There were two kind of problems with previous solution: [1] shutdownListener was executed in regular listeners chain [2] race condition between shutdown() and install() methods Both aforementioned problems sometimes caused unexpected premature executor shutdown while there were still pending tasks (either scheduled or not) to be executed. This caused many broken scenarios to happen. One example of broken scenario (assuming [1] was the problem): 1) There is only one service A in registry in UP state. It has 1 registered transition listener. 2) Thread {1} called Container.shutdown() and this method completed successfully. It associated shutdownListener with controller for A and scheduled it for removal. There are two listeners now in controller for A and A is transitioning to REMOVED state. 3) A is not in REMOVED state yet 4) User code executing in Thread {2} calls Container.awaitStability().
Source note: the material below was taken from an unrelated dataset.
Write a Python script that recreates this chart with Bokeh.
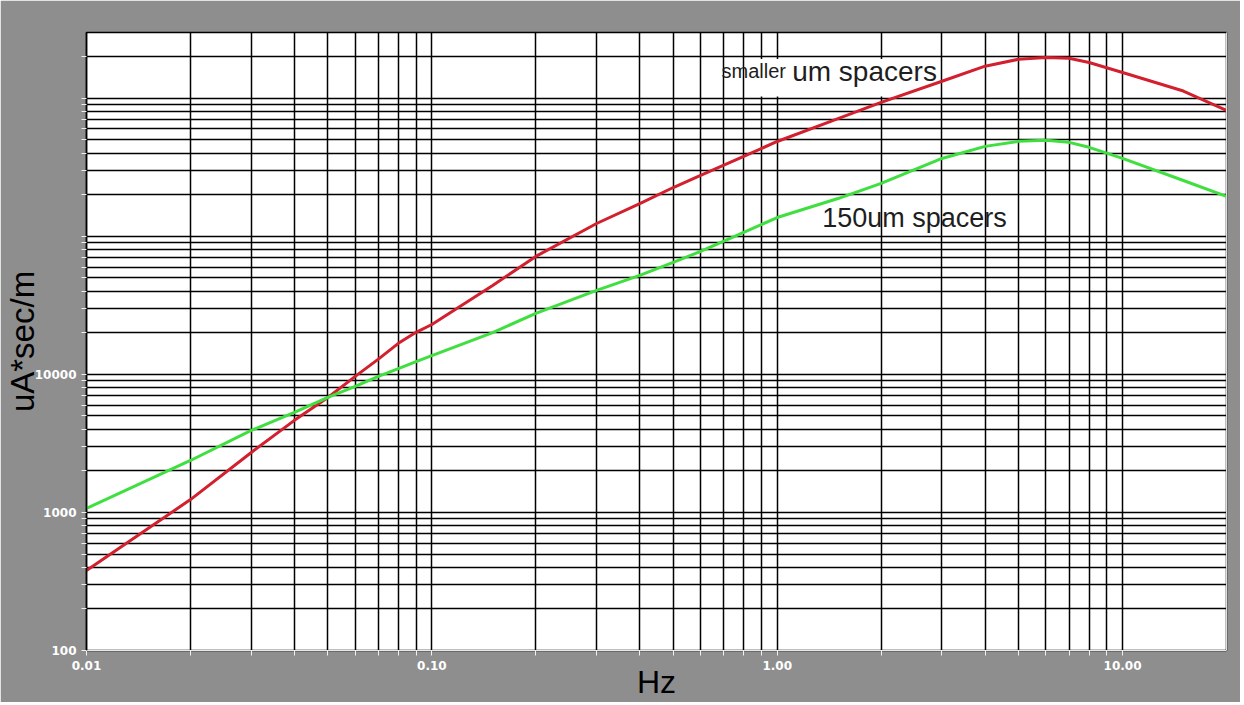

This method hangs because previous Container.shutdown() asked service A to stop, but A is still transitioning. 5) A is entering REMOVED state and its RemoveTask is finished. 6) Last step is to notify listeners that REMOVING -> REMOVED transition happened. 7) shutdownListener is executed first and because it was registered just with one service it calls executor.shutdown(). Executor is terminated. 8) Problem is there is pending last listener task not executed yet and because it didn't execute yet stability notification was not sent to service container that controller stability was achieved. User code in Thread {2} will hang forever. Similar example of broken scenario can be constructed assuming [2] was the initial problem. This fix: * removes terminateListener from regular controller listeners chain and creates separate and last controller phase intended just for container termination listeners. When controller enters REMOVED state and its stability is achieved (i.e. all its tasks have been executed) terminate listener is being called. This is the only appropriate time to call it. * container instrinsic lock is being held while container.install() is associating controller with primary and alias registrations. Only so it can be guaranteed shutdown() will not see stale registry data (no race condition)
Includes some minor fixes and refactorings.